§ WHAT YOU SHOULD DO: Every entry should be repeated exactly. Omit the pictures.

--- start of DATA EXTRACT ---

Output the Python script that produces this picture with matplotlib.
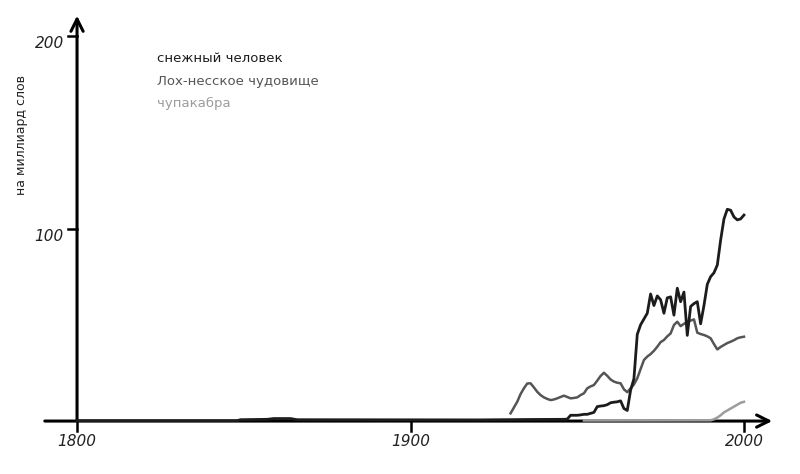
import matplotlib
matplotlib.use("Agg")
import matplotlib.pyplot as plt

# снежный человек (на миллиард слов)
bigfoot_years = [1800, 1848, 1849, 1857, 1859, 1864, 1866, 1920, 1935, 1946,
                 1947, 1948, 1949, 1950, 1951, 1952, 1953, 1954, 1955, 1956,
                 1957, 1958, 1959, 1960, 1961, 1962, 1963, 1964, 1965, 1966,
                 1967, 1968, 1969, 1970, 1971, 1972, 1973, 1974, 1975, 1976,
                 1977, 1978, 1979, 1980, 1981, 1982, 1983, 1984, 1985, 1986,
                 1987, 1988, 1989, 1990, 1991, 1992, 1993, 1994, 1995, 1996,
                 1997, 1998, 1999, 2000]
bigfoot = [0.2, 0.2, 0.7, 0.9, 1.3, 1.3, 0.7, 0.6, 0.8, 0.9,
           1.0, 3.0, 3.0, 3.0, 3.2, 3.5, 3.5, 4.0, 4.5, 7.5,
           7.8, 8.0, 8.5, 9.5, 9.8, 10.0, 10.5, 6.5, 5.5, 16.0,
           22.0, 45.0, 50.0, 53.0, 56.0, 66.0, 60.0, 65.0, 63.0, 56.0,
           64.0, 64.5, 55.0, 69.0, 62.0, 67.0, 44.5, 59.5, 61.0, 62.0,
           50.5, 60.0, 71.0, 75.0, 77.0, 81.0, 94.0, 105.0, 110.0, 109.5,
           106.0, 104.5, 105.0, 107.0]

# Лох-несское чудовище
nessie_years = list(range(1930, 2001))
nessie = [4.0, 7.0, 10.0, 14.0, 17.0, 19.5, 19.6, 17.5, 15.2, 13.5,
          12.3, 11.5, 10.9, 11.2, 11.8, 12.5, 13.2, 12.5, 11.8, 12.0,
          12.3, 13.5, 14.4, 17.0, 18.0, 18.7, 21.0, 23.4, 25.1, 23.5,
          21.6, 20.5, 19.9, 19.6, 16.5, 15.0, 17.0, 19.0, 22.2, 27.0,
          31.7, 33.5, 34.8, 36.5, 38.6, 41.0, 42.1, 44.0, 45.5, 49.9,
          51.6, 49.3, 50.5, 51.5, 52.2, 52.8, 45.9, 45.2, 44.7, 44.0,
          43.0, 40.0, 37.2, 38.5, 39.5, 40.5, 41.2, 42.0, 43.0, 43.5,
          43.8]

# чупакабра
chupa_years = [1952, 1990, 1991, 1992, 1993, 1994, 1995, 1996, 1997, 1998, 1999, 2000]
chupa = [0.3, 0.4, 0.9, 1.8, 3.0, 4.5, 5.5, 6.5, 7.5, 8.5, 9.5, 10.0]

x_ticks = [1800, 1900, 2000]
y_ticks = [100, 200]
legend_labels = ["снежный человек", "Лох-несское чудовище", "чупакабра"]
colors = ["#1c1c1c", "#555555", "#9c9c9c"]

fig = plt.figure(figsize=(8, 4.74), dpi=100)
ax = fig.add_axes([0, 0, 1, 1])
ax.set_xlim(1776.9, 2016.8)
ax.set_ylim(-27.5, 218.7)
ax.axis("off")

# оси со стрелками
ax.annotate("", xy=(2009.3, 0), xytext=(1789.5, 0),
            arrowprops=dict(arrowstyle="->", lw=2.2, color="black", mutation_scale=22))
ax.annotate("", xy=(1800, 212), xytext=(1800, -1),
            arrowprops=dict(arrowstyle="->", lw=2.2, color="black", mutation_scale=22))

for t in x_ticks:
    ax.plot([t, t], [0, -5], color="black", lw=1.8)
    ax.text(t, -10.5, str(t), ha="center", va="center", fontsize=11,
            style="italic", color="#222222")
for t in y_ticks:
    ax.plot([1797.3, 1800], [t, t], color="black", lw=1.8)
    ax.text(1796.0, t - 4, str(t), ha="right", va="center", fontsize=11,
            style="italic", color="#222222")

ax.plot(chupa_years, chupa, color=colors[2], lw=1.8, zorder=3)
ax.plot(nessie_years, nessie, color=colors[1], lw=1.8, zorder=4)
ax.plot(bigfoot_years, bigfoot, color=colors[0], lw=2.0, zorder=5)

fig.text(0.0275, 0.715, "на миллиард слов", rotation=90, ha="center", va="center",
         fontsize=9, color="#222222")

for i, lab in enumerate(legend_labels):
    fig.text(0.196, 0.876 - i * 0.0475, lab, ha="left", va="center",
             fontsize=9.5, color=colors[i])

fig.savefig("out.png", dpi=100)
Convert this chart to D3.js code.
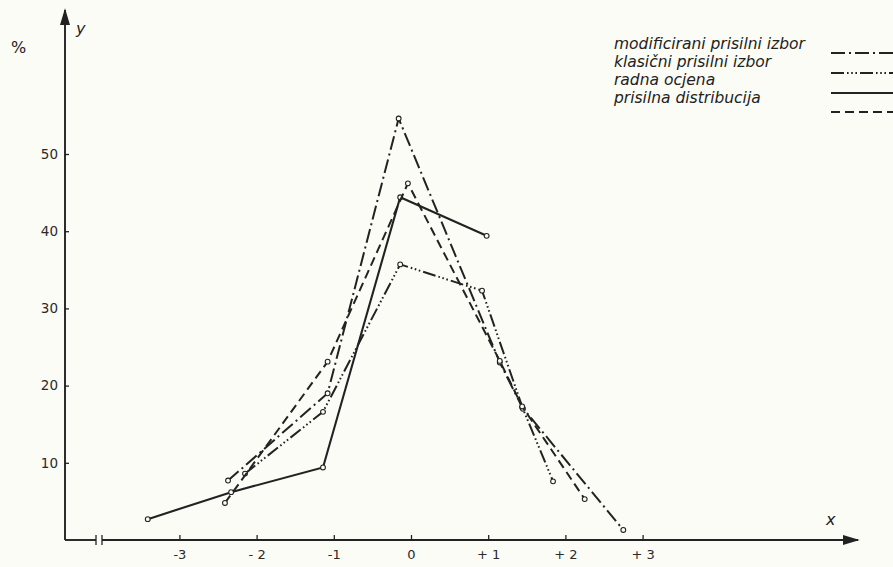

--- end of DATA EXTRACT ---

§ OUTPUT OF THE EXERCISE:
Output the Python script that produces this picture with matplotlib.
import matplotlib
matplotlib.use("Agg")
import matplotlib.pyplot as plt

# снежный человек (на миллиард слов)
bigfoot_years = [1800, 1848, 1849, 1857, 1859, 1864, 1866, 1920, 1935, 1946,
                 1947, 1948, 1949, 1950, 1951, 1952, 1953, 1954, 1955, 1956,
                 1957, 1958, 1959, 1960, 1961, 1962, 1963, 1964, 1965, 1966,
                 1967, 1968, 1969, 1970, 1971, 1972, 1973, 1974, 1975, 1976,
                 1977, 1978, 1979, 1980, 1981, 1982, 1983, 1984, 1985, 1986,
                 1987, 1988, 1989, 1990, 1991, 1992, 1993, 1994, 1995, 1996,
                 1997, 1998, 1999, 2000]
bigfoot = [0.2, 0.2, 0.7, 0.9, 1.3, 1.3, 0.7, 0.6, 0.8, 0.9,
           1.0, 3.0, 3.0, 3.0, 3.2, 3.5, 3.5, 4.0, 4.5, 7.5,
           7.8, 8.0, 8.5, 9.5, 9.8, 10.0, 10.5, 6.5, 5.5, 16.0,
           22.0, 45.0, 50.0, 53.0, 56.0, 66.0, 60.0, 65.0, 63.0, 56.0,
           64.0, 64.5, 55.0, 69.0, 62.0, 67.0, 44.5, 59.5, 61.0, 62.0,
           50.5, 60.0, 71.0, 75.0, 77.0, 81.0, 94.0, 105.0, 110.0, 109.5,
           106.0, 104.5, 105.0, 107.0]

# Лох-несское чудовище
nessie_years = list(range(1930, 2001))
nessie = [4.0, 7.0, 10.0, 14.0, 17.0, 19.5, 19.6, 17.5, 15.2, 13.5,
          12.3, 11.5, 10.9, 11.2, 11.8, 12.5, 13.2, 12.5, 11.8, 12.0,
          12.3, 13.5, 14.4, 17.0, 18.0, 18.7, 21.0, 23.4, 25.1, 23.5,
          21.6, 20.5, 19.9, 19.6, 16.5, 15.0, 17.0, 19.0, 22.2, 27.0,
          31.7, 33.5, 34.8, 36.5, 38.6, 41.0, 42.1, 44.0, 45.5, 49.9,
          51.6, 49.3, 50.5, 51.5, 52.2, 52.8, 45.9, 45.2, 44.7, 44.0,
          43.0, 40.0, 37.2, 38.5, 39.5, 40.5, 41.2, 42.0, 43.0, 43.5,
          43.8]

# чупакабра
chupa_years = [1952, 1990, 1991, 1992, 1993, 1994, 1995, 1996, 1997, 1998, 1999, 2000]
chupa = [0.3, 0.4, 0.9, 1.8, 3.0, 4.5, 5.5, 6.5, 7.5, 8.5, 9.5, 10.0]

x_ticks = [1800, 1900, 2000]
y_ticks = [100, 200]
legend_labels = ["снежный человек", "Лох-несское чудовище", "чупакабра"]
colors = ["#1c1c1c", "#555555", "#9c9c9c"]

fig = plt.figure(figsize=(8, 4.74), dpi=100)
ax = fig.add_axes([0, 0, 1, 1])
ax.set_xlim(1776.9, 2016.8)
ax.set_ylim(-27.5, 218.7)
ax.axis("off")

# оси со стрелками
ax.annotate("", xy=(2009.3, 0), xytext=(1789.5, 0),
            arrowprops=dict(arrowstyle="->", lw=2.2, color="black", mutation_scale=22))
ax.annotate("", xy=(1800, 212), xytext=(1800, -1),
            arrowprops=dict(arrowstyle="->", lw=2.2, color="black", mutation_scale=22))

for t in x_ticks:
    ax.plot([t, t], [0, -5], color="black", lw=1.8)
    ax.text(t, -10.5, str(t), ha="center", va="center", fontsize=11,
            style="italic", color="#222222")
for t in y_ticks:
    ax.plot([1797.3, 1800], [t, t], color="black", lw=1.8)
    ax.text(1796.0, t - 4, str(t), ha="right", va="center", fontsize=11,
            style="italic", color="#222222")

ax.plot(chupa_years, chupa, color=colors[2], lw=1.8, zorder=3)
ax.plot(nessie_years, nessie, color=colors[1], lw=1.8, zorder=4)
ax.plot(bigfoot_years, bigfoot, color=colors[0], lw=2.0, zorder=5)

fig.text(0.0275, 0.715, "на миллиард слов", rotation=90, ha="center", va="center",
         fontsize=9, color="#222222")

for i, lab in enumerate(legend_labels):
    fig.text(0.196, 0.876 - i * 0.0475, lab, ha="left", va="center",
             fontsize=9.5, color=colors[i])

fig.savefig("out.png", dpi=100)
Convert this chart to D3.js code.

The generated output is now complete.